Monday, Dec. 14, 1936

Football: Addenda

Complete except for a few scattered games, the football season of 1936 last week wound up in a series of controversies, prizes and suggestions. Main developments: Rose Bowl representative for the Pacific Coast Conference, chosen last fortnight, is the University of Washington (TIME, Dec. 7). Rules of the contest, to be held on New Year's Day at Pasadena, permit the Pacific Coast representative to invite any team it wants as its opponent.

Last week, Washington announced that it had invited Pitt and that Pitt had accepted.

Sportswriters all over the U. S. ridiculed Washington's choice on two counts. Pitt this year has been beaten by Duquesne, tied by Fordham. Louisiana State and Alabama, each with one tie and no defeats, both have better records. Asked to play in New Orleans' Sugar Bowl game on New Year's Day, Louisiana State promptly accepted, will play against undefeated" and untied Santa Clara--which still has to play Texas Christian this week--as its opponent for the "championship of the U. S." Heisman Memorial Trophy, awarded annually to the country's "outstanding football player" by New York's Downtown Athletic Club, went to Yale's Right End Lawrence Morgan Kelley.

"Ivy League" is the newspaper nickname for a non-existent football league made up of old, ivy-covered colleges on the East Coast. Last week, undergraduate newspapers at Columbia, Cornell, Dartmouth, Harvard, Penn, Princeton and Yale simultaneously printed identical editorials advocating that the "Ivy League" be made a reality with conference rules, schedule restrictions patterned on those of the Midwest's Big Ten. "Ivy League" athletic officials pooh-poohed the idea.

In Chicago, at their annual winter meeting, Big Ten officials heard a proposal, submitted by a young Wisconsin history professor named Robert L. Reynolds, to diminish undercover professionalism by awarding able footballers "athletic scholarships" of $400 a year. The proposal was rejected by a vote of 9-to-1.

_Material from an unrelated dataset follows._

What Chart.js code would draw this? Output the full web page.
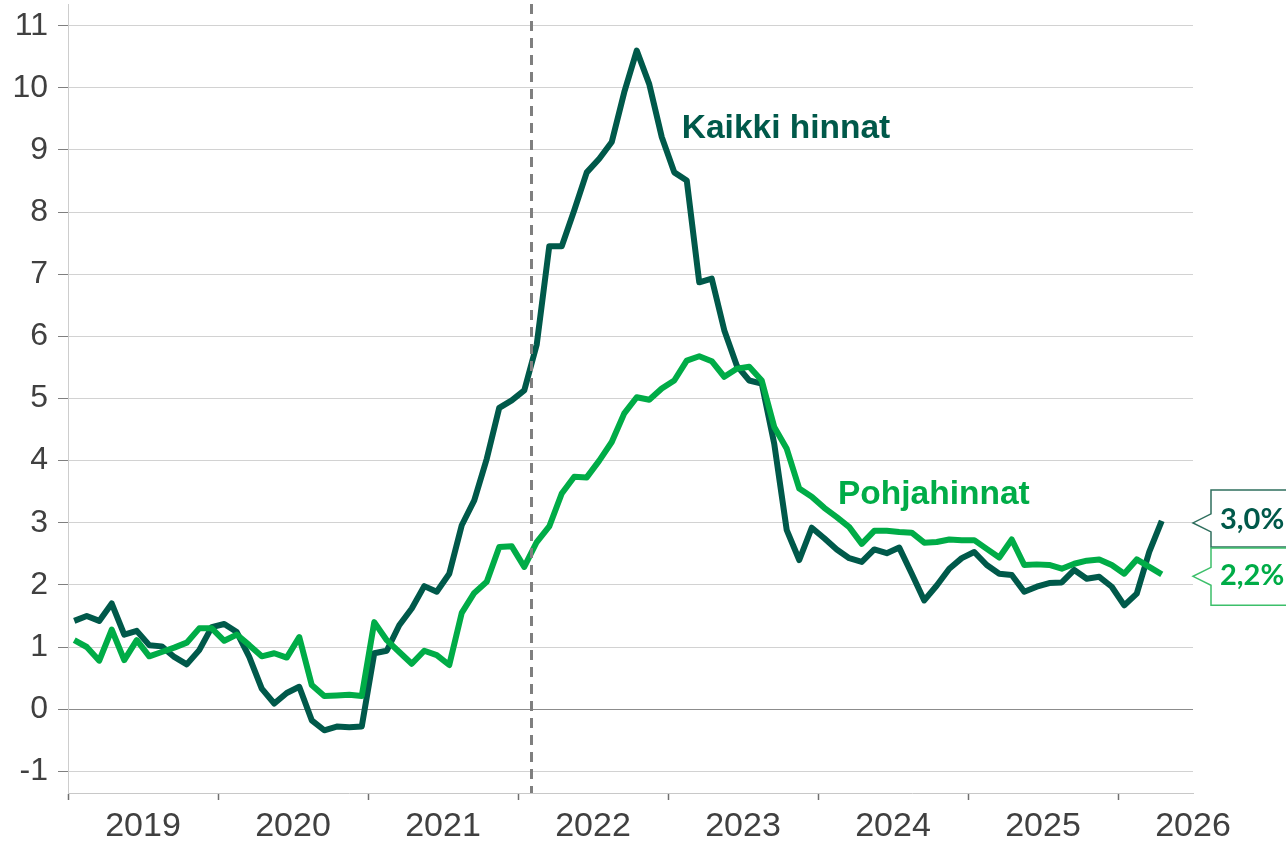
<!DOCTYPE html>
<html>
<head>
<meta charset="utf-8">
<script src="https://cdn.jsdelivr.net/npm/chart.js@4.4.1/dist/chart.umd.min.js"></script>
<style>
  html, body { margin: 0; padding: 0; background: #fff; }
  #wrap { width: 1286px; height: 843px; position: relative; }
</style>
</head>
<body>
<div id="wrap"><canvas id="inflaatio"></canvas></div>
<script>
// vuosien nimet x-akselilla
var vuodet = ['2019', '2020', '2021', '2022', '2023', '2024', '2025', '2026'];

// kuukausittaiset arvot tammikuusta 2019 alkaen, %
var kaikkiHinnat = [
  1.42, 1.50, 1.42, 1.70, 1.20, 1.26, 1.03, 1.01, 0.84, 0.72, 0.95, 1.32,
  1.37, 1.24, 0.84, 0.33, 0.09, 0.26, 0.36, -0.18, -0.34, -0.28, -0.29, -0.28,
  0.90, 0.94, 1.35, 1.62, 1.98, 1.89, 2.18, 2.96, 3.36, 4.03, 4.85, 4.97,
  5.13, 5.87, 7.45, 7.45, 8.03, 8.64, 8.86, 9.13, 9.93, 10.60, 10.06, 9.21,
  8.64, 8.51, 6.87, 6.93, 6.10, 5.53, 5.29, 5.24, 4.27, 2.88, 2.40, 2.92,
  2.75, 2.57, 2.43, 2.37, 2.57, 2.51, 2.60, 2.18, 1.75, 1.99, 2.26, 2.43,
  2.53, 2.32, 2.18, 2.16, 1.89, 1.97, 2.03, 2.04, 2.24, 2.10, 2.13, 1.97,
  1.67, 1.86, 2.53, 3.03
];
var pohjahinnat = [
  1.11, 1.00, 0.78, 1.28, 0.79, 1.11, 0.85, 0.92, 0.99, 1.07, 1.30, 1.30,
  1.10, 1.20, 1.03, 0.85, 0.90, 0.83, 1.16, 0.39, 0.21, 0.22, 0.23, 0.21,
  1.40, 1.11, 0.92, 0.73, 0.94, 0.87, 0.71, 1.55, 1.87, 2.05, 2.61, 2.62,
  2.29, 2.69, 2.94, 3.47, 3.74, 3.73, 4.00, 4.30, 4.76, 5.02, 4.98, 5.16,
  5.29, 5.61, 5.68, 5.60, 5.35, 5.48, 5.51, 5.29, 4.54, 4.19, 3.55, 3.42,
  3.24, 3.09, 2.93, 2.66, 2.87, 2.87, 2.85, 2.84, 2.68, 2.69, 2.73, 2.72,
  2.72, 2.58, 2.44, 2.73, 2.32, 2.33, 2.32, 2.26, 2.34, 2.39, 2.41, 2.32,
  2.18, 2.41, 2.29, 2.17
];

var sotaKuukausi = 37; // katkoviiva helmikuun 2022 alussa

var tumma = '#00594a';
var kirkas = '#00ac47';
var fontti = "'Liberation Sans', Arial, sans-serif";

function pisteet(arvot) {
  return arvot.map(function (v, i) { return { x: i + 0.5, y: v }; });
}

function muotoile(v) {
  return v.toFixed(1).replace('.', ',') + '%';
}

// omat merkinnat: katkoviiva, sarjojen nimet ja loppuarvolaatikot
var merkinnat = {
  id: 'merkinnat',
  afterDatasetsDraw: function (chart) {
    var ctx = chart.ctx;
    var ca = chart.chartArea;
    var xs = chart.scales.x;
    var ys = chart.scales.y;

    ctx.save();
    // katkoviiva
    var dx = Math.round(xs.getPixelForValue(sotaKuukausi)) + 0.5;
    ctx.strokeStyle = '#7f7f7f';
    ctx.lineWidth = 3;
    ctx.setLineDash([10, 7]);
    ctx.beginPath();
    ctx.moveTo(dx, ca.top);
    ctx.lineTo(dx, ca.bottom);
    ctx.stroke();
    ctx.setLineDash([]);

    // sarjojen nimet
    ctx.font = 'bold 33.5px ' + fontti;
    ctx.textAlign = 'left';
    ctx.textBaseline = 'alphabetic';
    ctx.fillStyle = tumma;
    ctx.fillText('Kaikki hinnat', xs.getPixelForValue(49.1), ys.getPixelForValue(9.2));
    ctx.fillStyle = kirkas;
    ctx.fillText('Pohjahinnat', xs.getPixelForValue(61.6), ys.getPixelForValue(3.3));

    // loppuarvot
    var viimK = kaikkiHinnat[kaikkiHinnat.length - 1];
    var viimP = pohjahinnat[pohjahinnat.length - 1];
    var t1 = ys.getPixelForValue(viimK) + 2;
    var t2 = ys.getPixelForValue(viimP) + 2;
    var xr = ca.right;
    var bx = xr + 18;
    var oik = chart.width + 2;
    var yla = t1 - 33, keski = t1 + 24, ala = t2 + 29;

    ctx.fillStyle = '#ffffff';
    ctx.lineWidth = 1.5;

    ctx.beginPath();
    ctx.moveTo(oik, yla);
    ctx.lineTo(bx, yla);
    ctx.lineTo(bx, t1 - 9);
    ctx.lineTo(xr, t1);
    ctx.lineTo(bx, t1 + 9);
    ctx.lineTo(bx, keski);
    ctx.lineTo(oik, keski);
    ctx.closePath();
    ctx.fill();
    ctx.strokeStyle = '#2f6f5e';
    ctx.stroke();

    ctx.beginPath();
    ctx.moveTo(oik, keski + 1);
    ctx.lineTo(bx, keski + 1);
    ctx.lineTo(bx, t2 - 9);
    ctx.lineTo(xr, t2);
    ctx.lineTo(bx, t2 + 9);
    ctx.lineTo(bx, ala);
    ctx.lineTo(oik, ala);
    ctx.fill();
    ctx.strokeStyle = '#3cbf6a';
    ctx.stroke();

    ctx.font = "bold 29px Lato, 'Open Sans', sans-serif";
    ctx.textBaseline = 'middle';
    ctx.fillStyle = tumma;
    ctx.fillText(muotoile(viimK), bx + 9, t1 - 3);
    ctx.fillStyle = kirkas;
    ctx.fillText(muotoile(viimP), bx + 9, t2 - 1);
    ctx.restore();
  }
};

new Chart(document.getElementById('inflaatio').getContext('2d'), {
  type: 'line',
  data: {
    datasets: [{
      label: 'Kaikki hinnat',
      data: pisteet(kaikkiHinnat),
      borderColor: tumma,
      borderWidth: 6,
      order: 2
    }, {
      label: 'Pohjahinnat',
      data: pisteet(pohjahinnat),
      borderColor: kirkas,
      borderWidth: 6,
      order: 1
    }]
  },
  options: {
    responsive: true,
    maintainAspectRatio: false,
    animation: false,
    devicePixelRatio: 1,
    layout: { padding: { top: 4, right: 93, left: 0, bottom: 0 } },
    elements: {
      point: { radius: 0 },
      line: { tension: 0, fill: false, borderJoinStyle: 'round' }
    },
    plugins: {
      legend: { display: false },
      tooltip: { enabled: false }
    },
    scales: {
      x: {
        type: 'linear',
        min: 0,
        max: 90,
        afterBuildTicks: function (s) {
          var t = [];
          for (var v = 0; v <= 90; v += 6) t.push({ value: v });
          s.ticks = t;
        },
        afterFit: function (s) {
          s.height = 50;
          s.paddingLeft = 0;
          s.paddingRight = 0;
        },
        grid: {
          drawOnChartArea: false,
          drawTicks: true,
          tickLength: 7,
          tickWidth: 1.5,
          tickColor: function (c) {
            return c.tick && c.tick.value % 12 === 0 ? '#6f6f6f' : 'rgba(0,0,0,0)';
          }
        },
        border: { display: true, color: '#c8c8c8', width: 1 },
        ticks: {
          autoSkip: false,
          maxRotation: 0,
          padding: 6,
          color: '#404040',
          font: { family: fontti, size: 34 },
          callback: function (v) {
            if (v % 12 === 6) return vuodet[(v - 6) / 12];
            return '';
          }
        }
      },
      y: {
        min: -1.35,
        max: 11.35,
        afterBuildTicks: function (s) {
          var t = [];
          for (var v = -1; v <= 11; v++) t.push({ value: v });
          s.ticks = t;
        },
        afterFit: function (s) {
          s.width = 68;
          s.paddingTop = 0;
          s.paddingBottom = 0;
        },
        grid: {
          color: function (c) {
            return c.tick && c.tick.value === 0 ? '#8c8c8c' : '#d2d2d2';
          },
          lineWidth: 1,
          tickLength: 10,
          tickColor: '#7f7f7f'
        },
        border: { display: true, color: '#cdcdcd', width: 1 },
        ticks: {
          padding: 10,
          color: '#404040',
          font: { family: fontti, size: 32 }
        }
      }
    }
  },
  plugins: [merkinnat]
});
</script>
</body>
</html>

Games-- In Los Angeles, Southern California's Fullback Dick Berryman ran 65 yards for one touchdown and a moment later Bud Langley, a substitute halfback, intercepted a pass on his own goal line and went the length of the field for the other that balanced-the rewards of Notre Dame's two long marches, 13-to-13. At Tyler, Tex., Manhattan's rally in the last quarter failed to match Texas Aggies' two touchdowns in the third, 13-to-6. At Memphis, Tennessee and Mississippi came to 0-to-0.

At San Francisco, winding up a mediocre season in a blaze of intersectional glory, St. Mary's came from behind to beat Temple, 13-to-7.